■ TASK
Repeat only what lies from the line with "Reproduce this chart" to the line with "hours = np.arange(0.25, 24.0, 0.5)", those two lines included, exactly as it stands; omit any images.

■ AVAILABLE RECORDS
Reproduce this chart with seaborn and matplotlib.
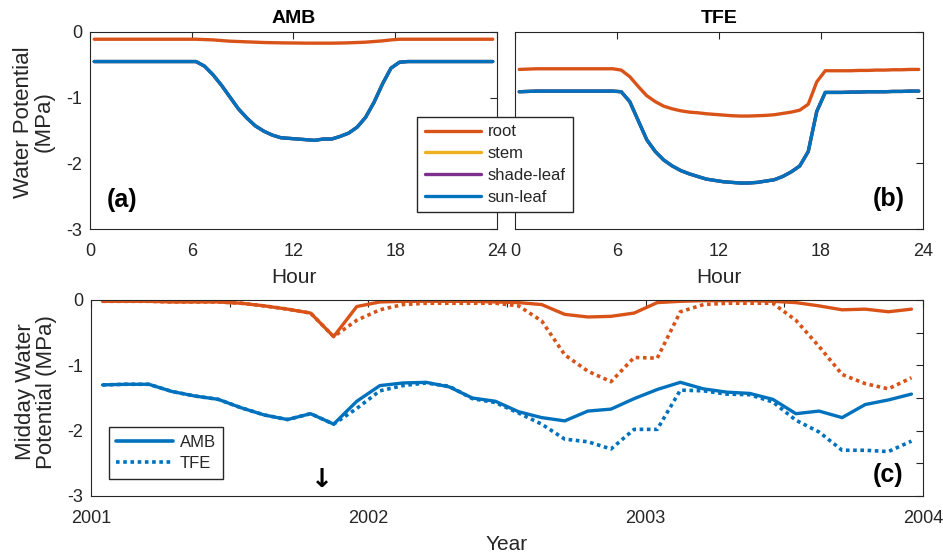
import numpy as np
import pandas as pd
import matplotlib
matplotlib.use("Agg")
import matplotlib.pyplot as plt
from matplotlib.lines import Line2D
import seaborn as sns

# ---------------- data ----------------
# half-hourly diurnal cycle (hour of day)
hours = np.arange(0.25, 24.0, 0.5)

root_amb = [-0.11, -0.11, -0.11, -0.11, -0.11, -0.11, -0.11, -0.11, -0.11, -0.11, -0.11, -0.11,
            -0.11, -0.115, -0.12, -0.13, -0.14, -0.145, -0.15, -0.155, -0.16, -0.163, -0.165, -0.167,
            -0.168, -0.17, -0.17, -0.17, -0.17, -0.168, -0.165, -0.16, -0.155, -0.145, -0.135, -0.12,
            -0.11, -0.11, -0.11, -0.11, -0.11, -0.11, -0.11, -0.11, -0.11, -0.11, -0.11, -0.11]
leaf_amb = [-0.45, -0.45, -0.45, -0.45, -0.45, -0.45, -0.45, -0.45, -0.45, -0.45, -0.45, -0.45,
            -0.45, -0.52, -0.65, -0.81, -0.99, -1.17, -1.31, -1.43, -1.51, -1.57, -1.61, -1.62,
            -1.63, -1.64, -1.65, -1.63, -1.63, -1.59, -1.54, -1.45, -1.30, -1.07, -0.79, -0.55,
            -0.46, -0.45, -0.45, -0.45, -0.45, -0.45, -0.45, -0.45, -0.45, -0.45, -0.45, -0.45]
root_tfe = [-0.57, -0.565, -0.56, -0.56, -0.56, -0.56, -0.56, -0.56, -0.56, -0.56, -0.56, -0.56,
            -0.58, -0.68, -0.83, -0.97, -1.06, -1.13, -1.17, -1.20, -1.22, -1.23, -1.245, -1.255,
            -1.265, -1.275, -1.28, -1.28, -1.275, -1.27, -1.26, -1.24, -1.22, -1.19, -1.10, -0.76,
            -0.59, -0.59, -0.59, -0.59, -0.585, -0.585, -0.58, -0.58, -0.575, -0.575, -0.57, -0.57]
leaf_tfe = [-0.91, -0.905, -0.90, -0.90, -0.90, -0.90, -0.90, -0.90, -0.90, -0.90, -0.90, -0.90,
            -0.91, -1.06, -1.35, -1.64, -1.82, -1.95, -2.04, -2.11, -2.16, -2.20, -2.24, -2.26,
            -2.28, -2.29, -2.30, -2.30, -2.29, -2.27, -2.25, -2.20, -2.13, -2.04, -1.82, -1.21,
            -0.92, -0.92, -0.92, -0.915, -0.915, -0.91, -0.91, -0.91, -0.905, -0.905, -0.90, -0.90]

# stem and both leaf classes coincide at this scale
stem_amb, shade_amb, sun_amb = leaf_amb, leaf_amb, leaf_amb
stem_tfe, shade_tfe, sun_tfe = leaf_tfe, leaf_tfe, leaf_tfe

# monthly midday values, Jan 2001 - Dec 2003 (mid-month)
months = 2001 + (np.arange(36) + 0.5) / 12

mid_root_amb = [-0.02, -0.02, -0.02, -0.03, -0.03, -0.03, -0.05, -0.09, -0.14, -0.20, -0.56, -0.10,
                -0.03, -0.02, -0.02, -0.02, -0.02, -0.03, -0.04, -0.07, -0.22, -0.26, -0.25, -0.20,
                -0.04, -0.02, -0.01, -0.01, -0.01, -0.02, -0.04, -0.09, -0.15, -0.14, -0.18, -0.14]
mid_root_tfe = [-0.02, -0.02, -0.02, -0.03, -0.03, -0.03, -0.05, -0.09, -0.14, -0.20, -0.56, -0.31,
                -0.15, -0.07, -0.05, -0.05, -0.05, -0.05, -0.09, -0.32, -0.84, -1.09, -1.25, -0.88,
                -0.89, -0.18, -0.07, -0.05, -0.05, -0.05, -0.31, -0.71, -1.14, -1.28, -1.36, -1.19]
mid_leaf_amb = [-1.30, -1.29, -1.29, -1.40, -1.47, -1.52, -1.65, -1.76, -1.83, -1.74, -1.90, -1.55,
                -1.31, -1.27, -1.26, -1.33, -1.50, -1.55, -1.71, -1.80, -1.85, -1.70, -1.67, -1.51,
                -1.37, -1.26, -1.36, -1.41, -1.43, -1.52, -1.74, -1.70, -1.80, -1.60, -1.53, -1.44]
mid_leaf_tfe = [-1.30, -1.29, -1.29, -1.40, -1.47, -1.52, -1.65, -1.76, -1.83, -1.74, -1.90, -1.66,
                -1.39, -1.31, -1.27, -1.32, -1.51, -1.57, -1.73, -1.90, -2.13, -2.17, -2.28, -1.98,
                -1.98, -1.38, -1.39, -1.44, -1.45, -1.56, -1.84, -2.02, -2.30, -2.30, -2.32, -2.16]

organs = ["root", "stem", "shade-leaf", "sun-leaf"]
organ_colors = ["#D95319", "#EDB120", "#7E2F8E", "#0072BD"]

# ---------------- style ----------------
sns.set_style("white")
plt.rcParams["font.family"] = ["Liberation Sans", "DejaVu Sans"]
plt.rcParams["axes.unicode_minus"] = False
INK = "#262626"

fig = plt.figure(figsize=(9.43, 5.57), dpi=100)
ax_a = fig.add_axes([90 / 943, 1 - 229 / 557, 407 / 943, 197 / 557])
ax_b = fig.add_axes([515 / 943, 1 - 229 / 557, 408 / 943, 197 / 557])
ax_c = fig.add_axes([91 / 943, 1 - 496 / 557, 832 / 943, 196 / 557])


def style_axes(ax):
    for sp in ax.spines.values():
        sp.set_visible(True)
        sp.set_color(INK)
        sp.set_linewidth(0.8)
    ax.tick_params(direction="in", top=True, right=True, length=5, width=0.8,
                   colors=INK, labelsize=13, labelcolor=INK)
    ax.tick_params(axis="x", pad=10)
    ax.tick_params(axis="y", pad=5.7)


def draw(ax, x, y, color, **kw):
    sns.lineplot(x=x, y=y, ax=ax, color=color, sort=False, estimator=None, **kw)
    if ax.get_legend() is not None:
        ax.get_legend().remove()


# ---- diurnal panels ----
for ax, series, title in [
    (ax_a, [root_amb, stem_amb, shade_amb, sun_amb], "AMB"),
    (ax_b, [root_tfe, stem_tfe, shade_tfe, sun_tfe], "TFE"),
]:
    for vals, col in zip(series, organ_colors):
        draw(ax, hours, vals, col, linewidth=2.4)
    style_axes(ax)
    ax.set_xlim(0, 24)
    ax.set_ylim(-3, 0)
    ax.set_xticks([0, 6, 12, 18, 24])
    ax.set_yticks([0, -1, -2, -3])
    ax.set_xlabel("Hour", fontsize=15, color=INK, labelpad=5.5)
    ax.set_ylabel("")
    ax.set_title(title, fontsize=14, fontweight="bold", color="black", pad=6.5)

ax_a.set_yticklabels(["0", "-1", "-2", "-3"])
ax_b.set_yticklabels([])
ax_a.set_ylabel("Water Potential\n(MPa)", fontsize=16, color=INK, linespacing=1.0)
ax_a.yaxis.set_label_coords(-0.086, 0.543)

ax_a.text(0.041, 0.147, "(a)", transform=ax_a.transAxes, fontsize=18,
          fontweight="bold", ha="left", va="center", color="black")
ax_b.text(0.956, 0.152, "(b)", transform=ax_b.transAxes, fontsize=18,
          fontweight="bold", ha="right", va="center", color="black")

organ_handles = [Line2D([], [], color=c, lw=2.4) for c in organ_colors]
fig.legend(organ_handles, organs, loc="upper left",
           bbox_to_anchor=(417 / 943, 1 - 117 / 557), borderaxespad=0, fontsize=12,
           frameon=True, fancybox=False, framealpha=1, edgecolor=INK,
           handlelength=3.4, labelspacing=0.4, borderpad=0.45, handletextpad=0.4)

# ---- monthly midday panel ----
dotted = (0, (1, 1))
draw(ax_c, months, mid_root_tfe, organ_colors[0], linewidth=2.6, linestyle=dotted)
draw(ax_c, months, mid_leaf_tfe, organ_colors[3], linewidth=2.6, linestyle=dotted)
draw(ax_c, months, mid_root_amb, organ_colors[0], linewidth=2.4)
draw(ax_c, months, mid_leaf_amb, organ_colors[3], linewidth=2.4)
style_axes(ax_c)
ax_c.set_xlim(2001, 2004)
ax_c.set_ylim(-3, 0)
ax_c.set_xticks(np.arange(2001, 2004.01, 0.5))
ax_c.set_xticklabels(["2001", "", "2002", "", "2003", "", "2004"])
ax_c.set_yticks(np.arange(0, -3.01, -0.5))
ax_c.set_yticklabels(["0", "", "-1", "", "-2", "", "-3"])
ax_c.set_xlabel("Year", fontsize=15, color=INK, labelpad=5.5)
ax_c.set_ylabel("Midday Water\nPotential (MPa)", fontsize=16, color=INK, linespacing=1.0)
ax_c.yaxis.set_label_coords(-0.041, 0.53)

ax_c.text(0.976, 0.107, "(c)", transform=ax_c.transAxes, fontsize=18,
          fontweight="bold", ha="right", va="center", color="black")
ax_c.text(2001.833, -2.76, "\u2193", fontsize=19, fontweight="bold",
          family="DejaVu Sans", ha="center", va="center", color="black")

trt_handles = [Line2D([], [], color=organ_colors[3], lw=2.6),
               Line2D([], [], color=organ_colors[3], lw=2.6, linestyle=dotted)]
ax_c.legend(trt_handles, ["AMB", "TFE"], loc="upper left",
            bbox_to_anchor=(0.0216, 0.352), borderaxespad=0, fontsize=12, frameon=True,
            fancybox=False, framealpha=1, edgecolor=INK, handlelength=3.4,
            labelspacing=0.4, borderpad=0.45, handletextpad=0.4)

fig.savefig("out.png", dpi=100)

---

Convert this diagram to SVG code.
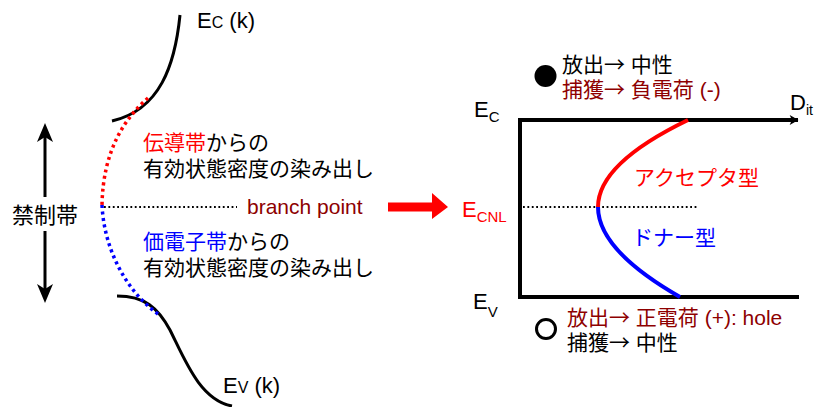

■ ANSWER TO THE PROBLEM
Reproduce this chart with seaborn and matplotlib.
import numpy as np
import pandas as pd
import matplotlib
matplotlib.use("Agg")
import matplotlib.pyplot as plt
from matplotlib.lines import Line2D
import seaborn as sns

# ---------------- data ----------------
# half-hourly diurnal cycle (hour of day)
hours = np.arange(0.25, 24.0, 0.5)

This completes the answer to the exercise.